Com o Cinco Estrelas detendo atualmente mais de 30% dos assentos nas duas câmaras parlamentares, o quadro pode mudar. A proposta de Catalfo tem como meta evitar o resvalo para a pobreza: todo italiano cuja renda esteja abaixo da linha de pobreza de 9.360 euros anuais, estipulada pela agência de estatísticas europeia Eurostat, teria direito a um auxílio de até 780 euros por mês.
Opositores políticos criticam a medida como incentivo para os desempregados não deixarem o sofá de casa, mas o M5S rejeita essa avaliação.
"Tecnicamente, nossa renda de cidadania é um salário mínimo garantido sob determinadas condições, como treinamento profissional e procura ativa de emprego", argumenta Pasquale Tridico. O economista da Universidade Roma Tre é cogitado como ministro da Previdência pelo líder do M5S, Luigi di Maio, caso o partido consiga constituir governo.
Os beneficiados da renda básica teriam que se registrar numa agência de emprego e provar que dedicam pelo menos duas horas por dia à procura de trabalho, além de se comprometer a prestar oito horas semanais de serviços comunitários.
Modelo viável?
Tridico calcula que a reforma trabalhista custaria um total de 17 bilhões de euros. Outros economistas, contudo, duvidam que o plano seja praticável.
"Atualmente, esse tipo de renda é insustentável, devido ao grande número de beneficiários e ao custo", afirma Massimo Baldini, professor do Centro de Análise de Políticas Públicas da Universidade de Modena.
Segundo seus cálculos, 4,9 milhões de famílias seriam elegíveis para o programa, resultando num custo total de 29 bilhões de euros. Por sua vez, Tito Boeri, presidente do Instituto Nacional de Seguridade Social, avalia gastos entre 35 bilhões e 38 bilhões de euros.

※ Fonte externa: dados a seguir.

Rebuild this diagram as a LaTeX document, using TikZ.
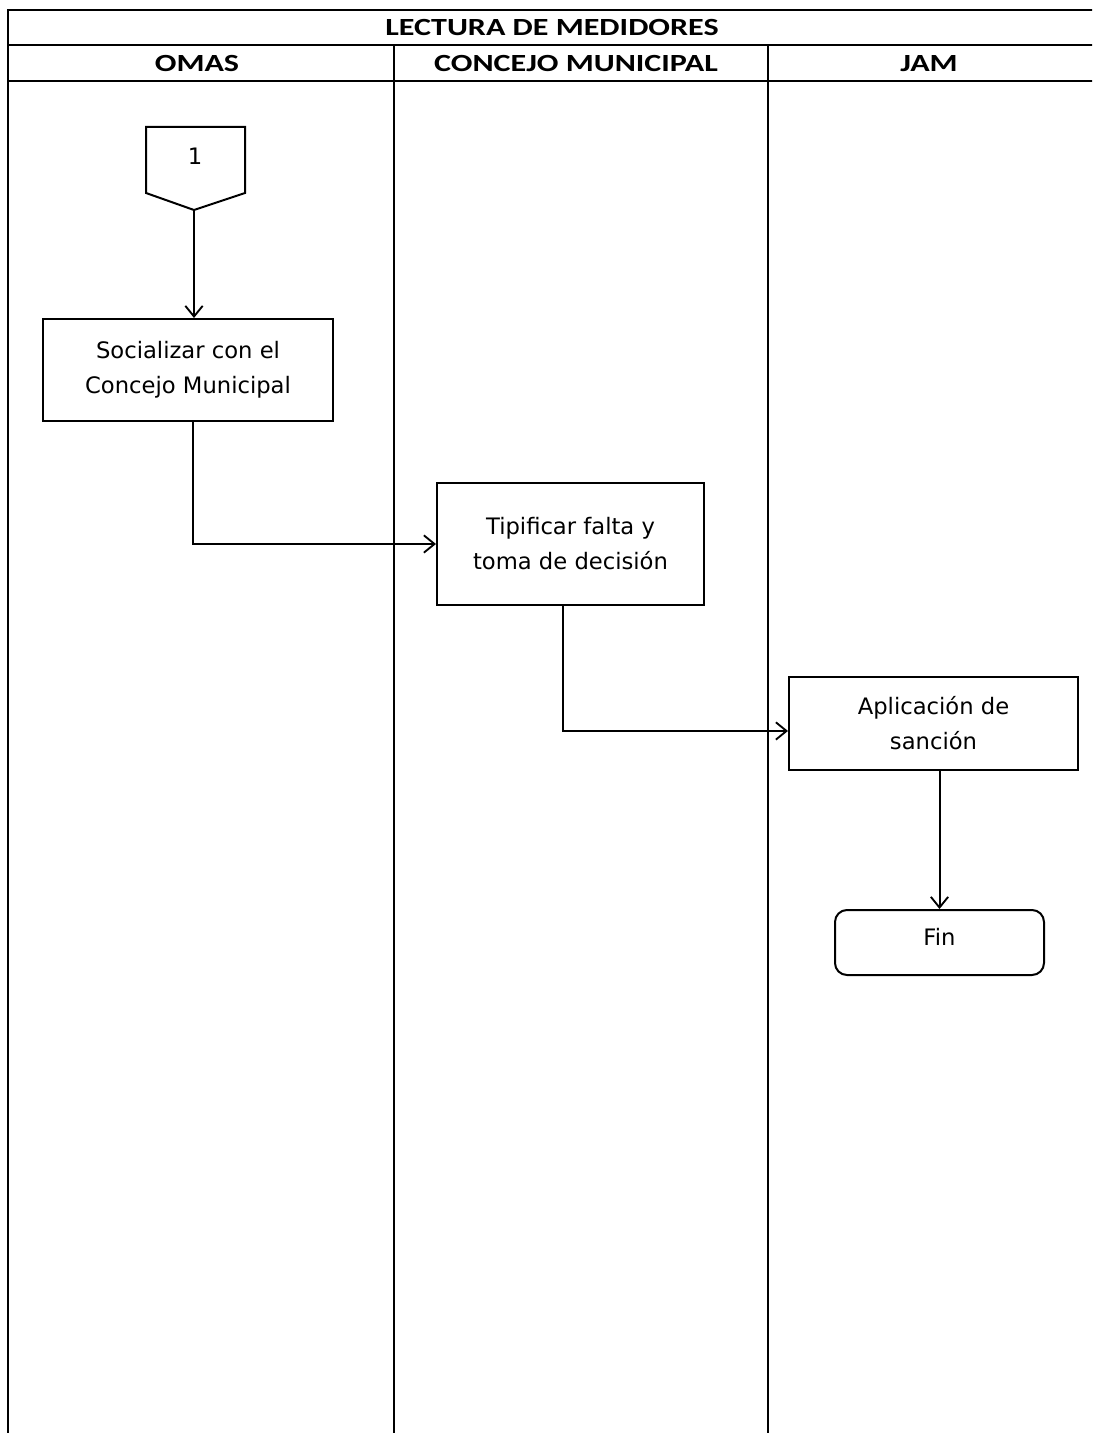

Embora defenda suas estimativas, Tridico frisa a necessidade de reformas preliminares em outras áreas, das agências de emprego ao investimento público. Ele reconhece que seu plano inflaria os gastos públicos, mas insiste que a Itália ainda estaria em conformidade com as regras da União Europeia, segundo as quais o déficit não deve exceder 3% do Produto Interno Bruto.
Trabalho em vez de renda garantida
Essa versão da renda básica de cidadania é bem diferente da ideia defendida pelo fundador do Cinco Estrelas, o humorista Beppe Grillo, para quem os rendimentos são um direito humano fundamental. O modelo proposto agora é também distante do atualmente testado na Finlândia, que não impõe quaisquer condições para a obtenção do benefício.
"Eu não excluiria nenhum experimento futuro com uma renda básica universal, como estão fazendo outros países europeus", diz Catalfo. "Mas ainda estamos bem longe disso. Temos que primeiro lançar as bases com uma renda restrita."
A ideia, considerada utópica por muitos, é descartada com desprezo por Vicario. "Você simplesmente não pode dar um salário para todo mundo", diz o ativista, que após ter trabalhado por 35 anos deseja chegar à aposentadoria com o próprio suor. "Eu quero que o Estado italiano limpe de amianto esta área e a transforme de novo no que costumava ser."